> [What is being asked]
Faithfully return all lines, omitting every embedded picture.

** Begin **

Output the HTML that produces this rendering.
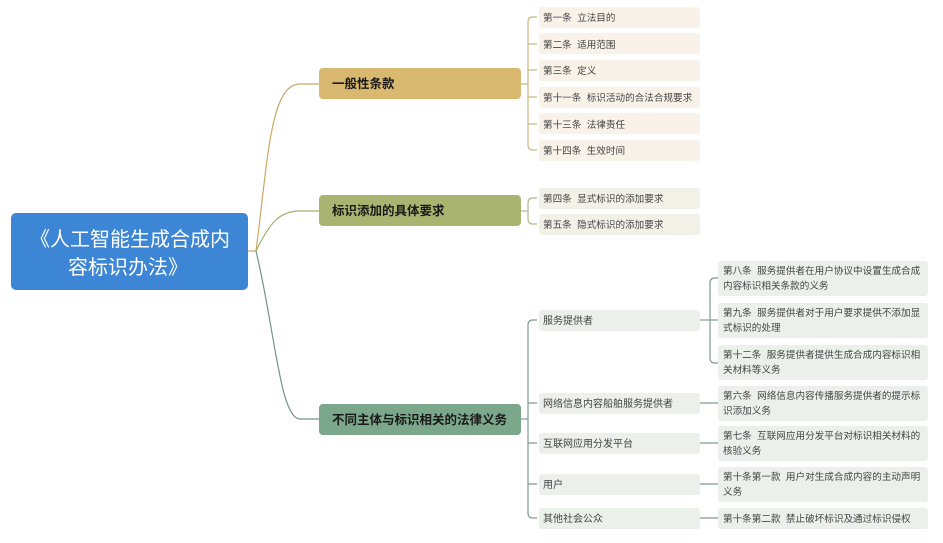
<!DOCTYPE html>
<html><head><meta charset="utf-8"><style>
html,body{margin:0;padding:0;background:#fff;width:943px;height:543px;overflow:hidden}
svg{display:block}
text{font-family:"Liberation Sans","Noto Sans CJK SC",sans-serif;white-space:pre}
.l{font-size:10px;fill:#444}
.r{font-size:9.6px;fill:#444}
.b{font-size:12.5px;font-weight:bold;fill:#1a1a1a}
</style></head><body>
<svg width="943" height="543" viewBox="0 0 943 543" xmlns="http://www.w3.org/2000/svg" xml:space="preserve">
<g fill="none" stroke-width="1.2">
<path d="M247 251 H256 C268 160 270 84 300 84 H319" stroke="#c9a868"/>
<path d="M256 251 C270 222 280 211 300 211 H319" stroke="#a4ad6e"/>
<path d="M256 251 C275 330 280 419 300 419 H319" stroke="#6f9680"/>
<g stroke="#c9b77f">
<path d="M521 84 H528"/>
<path d="M537 17 H533 Q528 17 528 22 V145 Q528 150 533 150 H537"/>
<path d="M528 44 H537 M528 70 H537 M528 97 H537 M528 124 H537"/>
</g>
<g stroke="#b3b68a">
<path d="M521 211 H528"/>
<path d="M537 198 H533 Q528 198 528 203 V219 Q528 224 533 224 H537"/>
</g>
<g stroke="#7c9c8a">
<path d="M521 419 H528"/>
<path d="M537 320 H533 Q528 320 528 325 V513 Q528 518 533 518 H537"/>
<path d="M528 403 H537 M528 443 H537 M528 484 H537"/>
<path d="M700 320 H710"/>
<path d="M718 278 H715 Q710 278 710 283 V358 Q710 363 715 363 H718"/>
<path d="M710 320 H718"/>
<path d="M700 403 H718 M700 443 H718 M700 484 H718 M700 518 H718"/>
</g>
</g>
<rect x="11" y="213" width="237" height="77" rx="5" fill="#3d85d5"/>
<text x="130" y="246" text-anchor="middle" font-size="20" fill="#fff">《人工智能生成合成内</text>
<text x="128" y="274" text-anchor="middle" font-size="20" fill="#fff">容标识办法》</text>
<rect x="319" y="68" width="202" height="31" rx="4" fill="#d9b86f"/>
<text x="332" y="88" class="b">一般性条款</text>
<rect x="319" y="195" width="202" height="31" rx="4" fill="#a8b46f"/>
<text x="332" y="215" class="b">标识添加的具体要求</text>
<rect x="319" y="404" width="202" height="31" rx="4" fill="#7ba78a"/>
<text x="332" y="424" class="b">不同主体与标识相关的法律义务</text>
<g fill="#f8f2e8">
<rect x="539" y="7" width="161" height="21" rx="3"/>
<rect x="539" y="33" width="161" height="21" rx="3"/>
<rect x="539" y="60" width="161" height="21" rx="3"/>
<rect x="539" y="87" width="161" height="21" rx="3"/>
<rect x="539" y="113" width="161" height="21" rx="3"/>
<rect x="539" y="140" width="161" height="21" rx="3"/>
</g>
<text class="r" x="543" y="21">第一条  立法目的</text>
<text class="r" x="543" y="48">第二条  适用范围</text>
<text class="r" x="543" y="74">第三条  定义</text>
<text class="r" x="543" y="101">第十一条  标识活动的合法合规要求</text>
<text class="r" x="543" y="128">第十三条  法律责任</text>
<text class="r" x="543" y="154">第十四条  生效时间</text>
<g fill="#f2f1e8">
<rect x="539" y="188" width="161" height="21" rx="3"/>
<rect x="539" y="214" width="161" height="21" rx="3"/>
</g>
<text class="r" x="543" y="202">第四条  显式标识的添加要求</text>
<text class="r" x="543" y="228">第五条  隐式标识的添加要求</text>
<g fill="#ebf0eb">
<rect x="539" y="310" width="161" height="21" rx="3"/>
<rect x="539" y="393" width="161" height="21" rx="3"/>
<rect x="539" y="433" width="161" height="21" rx="3"/>
<rect x="539" y="474" width="161" height="21" rx="3"/>
<rect x="539" y="508" width="161" height="21" rx="3"/>
</g>
<text class="l" x="543" y="324">服务提供者</text>
<text class="l" x="543" y="407">网络信息内容船舶服务提供者</text>
<text class="l" x="543" y="447">互联网应用分发平台</text>
<text class="l" x="543" y="488">用户</text>
<text class="l" x="543" y="522">其他社会公众</text>
<g fill="#ebf0eb">
<rect x="718" y="261" width="210" height="35" rx="3"/>
<rect x="718" y="303" width="210" height="35" rx="3"/>
<rect x="718" y="345" width="210" height="35" rx="3"/>
<rect x="718" y="386" width="210" height="35" rx="3"/>
<rect x="718" y="426" width="210" height="35" rx="3"/>
<rect x="718" y="467" width="210" height="35" rx="3"/>
<rect x="718" y="508" width="210" height="21" rx="3"/>
</g>
<text class="r" x="723" y="274">第八条  服务提供者在用户协议中设置生成合成</text>
<text class="r" x="723" y="289">内容标识相关条款的义务</text>
<text class="r" x="723" y="316">第九条  服务提供者对于用户要求提供不添加显</text>
<text class="r" x="723" y="331">式标识的处理</text>
<text class="r" x="723" y="358">第十二条  服务提供者提供生成合成内容标识相</text>
<text class="r" x="723" y="373">关材料等义务</text>
<text class="r" x="723" y="399">第六条  网络信息内容传播服务提供者的提示标</text>
<text class="r" x="723" y="414">识添加义务</text>
<text class="r" x="723" y="439">第七条  互联网应用分发平台对标识相关材料的</text>
<text class="r" x="723" y="454">核验义务</text>
<text class="r" x="723" y="480">第十条第一款  用户对生成合成内容的主动声明</text>
<text class="r" x="723" y="495">义务</text>
<text class="r" x="723" y="522">第十条第二款  禁止破坏标识及通过标识侵权</text>
</svg>
</body></html>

** End **

> [Expected answer]
Output the HTML that produces this rendering.
<!DOCTYPE html>
<html><head><meta charset="utf-8"><style>
html,body{margin:0;padding:0;background:#fff;width:943px;height:543px;overflow:hidden}
svg{display:block}
text{font-family:"Liberation Sans","Noto Sans CJK SC",sans-serif;white-space:pre}
.l{font-size:10px;fill:#444}
.r{font-size:9.6px;fill:#444}
.b{font-size:12.5px;font-weight:bold;fill:#1a1a1a}
</style></head><body>
<svg width="943" height="543" viewBox="0 0 943 543" xmlns="http://www.w3.org/2000/svg" xml:space="preserve">
<g fill="none" stroke-width="1.2">
<path d="M247 251 H256 C268 160 270 84 300 84 H319" stroke="#c9a868"/>
<path d="M256 251 C270 222 280 211 300 211 H319" stroke="#a4ad6e"/>
<path d="M256 251 C275 330 280 419 300 419 H319" stroke="#6f9680"/>
<g stroke="#c9b77f">
<path d="M521 84 H528"/>
<path d="M537 17 H533 Q528 17 528 22 V145 Q528 150 533 150 H537"/>
<path d="M528 44 H537 M528 70 H537 M528 97 H537 M528 124 H537"/>
</g>
<g stroke="#b3b68a">
<path d="M521 211 H528"/>
<path d="M537 198 H533 Q528 198 528 203 V219 Q528 224 533 224 H537"/>
</g>
<g stroke="#7c9c8a">
<path d="M521 419 H528"/>
<path d="M537 320 H533 Q528 320 528 325 V513 Q528 518 533 518 H537"/>
<path d="M528 403 H537 M528 443 H537 M528 484 H537"/>
<path d="M700 320 H710"/>
<path d="M718 278 H715 Q710 278 710 283 V358 Q710 363 715 363 H718"/>
<path d="M710 320 H718"/>
<path d="M700 403 H718 M700 443 H718 M700 484 H718 M700 518 H718"/>
</g>
</g>
<rect x="11" y="213" width="237" height="77" rx="5" fill="#3d85d5"/>
<text x="130" y="246" text-anchor="middle" font-size="20" fill="#fff">《人工智能生成合成内</text>
<text x="128" y="274" text-anchor="middle" font-size="20" fill="#fff">容标识办法》</text>
<rect x="319" y="68" width="202" height="31" rx="4" fill="#d9b86f"/>
<text x="332" y="88" class="b">一般性条款</text>
<rect x="319" y="195" width="202" height="31" rx="4" fill="#a8b46f"/>
<text x="332" y="215" class="b">标识添加的具体要求</text>
<rect x="319" y="404" width="202" height="31" rx="4" fill="#7ba78a"/>
<text x="332" y="424" class="b">不同主体与标识相关的法律义务</text>
<g fill="#f8f2e8">
<rect x="539" y="7" width="161" height="21" rx="3"/>
<rect x="539" y="33" width="161" height="21" rx="3"/>
<rect x="539" y="60" width="161" height="21" rx="3"/>
<rect x="539" y="87" width="161" height="21" rx="3"/>
<rect x="539" y="113" width="161" height="21" rx="3"/>
<rect x="539" y="140" width="161" height="21" rx="3"/>
</g>
<text class="r" x="543" y="21">第一条  立法目的</text>
<text class="r" x="543" y="48">第二条  适用范围</text>
<text class="r" x="543" y="74">第三条  定义</text>
<text class="r" x="543" y="101">第十一条  标识活动的合法合规要求</text>
<text class="r" x="543" y="128">第十三条  法律责任</text>
<text class="r" x="543" y="154">第十四条  生效时间</text>
<g fill="#f2f1e8">
<rect x="539" y="188" width="161" height="21" rx="3"/>
<rect x="539" y="214" width="161" height="21" rx="3"/>
</g>
<text class="r" x="543" y="202">第四条  显式标识的添加要求</text>
<text class="r" x="543" y="228">第五条  隐式标识的添加要求</text>
<g fill="#ebf0eb">
<rect x="539" y="310" width="161" height="21" rx="3"/>
<rect x="539" y="393" width="161" height="21" rx="3"/>
<rect x="539" y="433" width="161" height="21" rx="3"/>
<rect x="539" y="474" width="161" height="21" rx="3"/>
<rect x="539" y="508" width="161" height="21" rx="3"/>
</g>
<text class="l" x="543" y="324">服务提供者</text>
<text class="l" x="543" y="407">网络信息内容船舶服务提供者</text>
<text class="l" x="543" y="447">互联网应用分发平台</text>
<text class="l" x="543" y="488">用户</text>
<text class="l" x="543" y="522">其他社会公众</text>
<g fill="#ebf0eb">
<rect x="718" y="261" width="210" height="35" rx="3"/>
<rect x="718" y="303" width="210" height="35" rx="3"/>
<rect x="718" y="345" width="210" height="35" rx="3"/>
<rect x="718" y="386" width="210" height="35" rx="3"/>
<rect x="718" y="426" width="210" height="35" rx="3"/>
<rect x="718" y="467" width="210" height="35" rx="3"/>
<rect x="718" y="508" width="210" height="21" rx="3"/>
</g>
<text class="r" x="723" y="274">第八条  服务提供者在用户协议中设置生成合成</text>
<text class="r" x="723" y="289">内容标识相关条款的义务</text>
<text class="r" x="723" y="316">第九条  服务提供者对于用户要求提供不添加显</text>
<text class="r" x="723" y="331">式标识的处理</text>
<text class="r" x="723" y="358">第十二条  服务提供者提供生成合成内容标识相</text>
<text class="r" x="723" y="373">关材料等义务</text>
<text class="r" x="723" y="399">第六条  网络信息内容传播服务提供者的提示标</text>
<text class="r" x="723" y="414">识添加义务</text>
<text class="r" x="723" y="439">第七条  互联网应用分发平台对标识相关材料的</text>
<text class="r" x="723" y="454">核验义务</text>
<text class="r" x="723" y="480">第十条第一款  用户对生成合成内容的主动声明</text>
<text class="r" x="723" y="495">义务</text>
<text class="r" x="723" y="522">第十条第二款  禁止破坏标识及通过标识侵权</text>
</svg>
</body></html>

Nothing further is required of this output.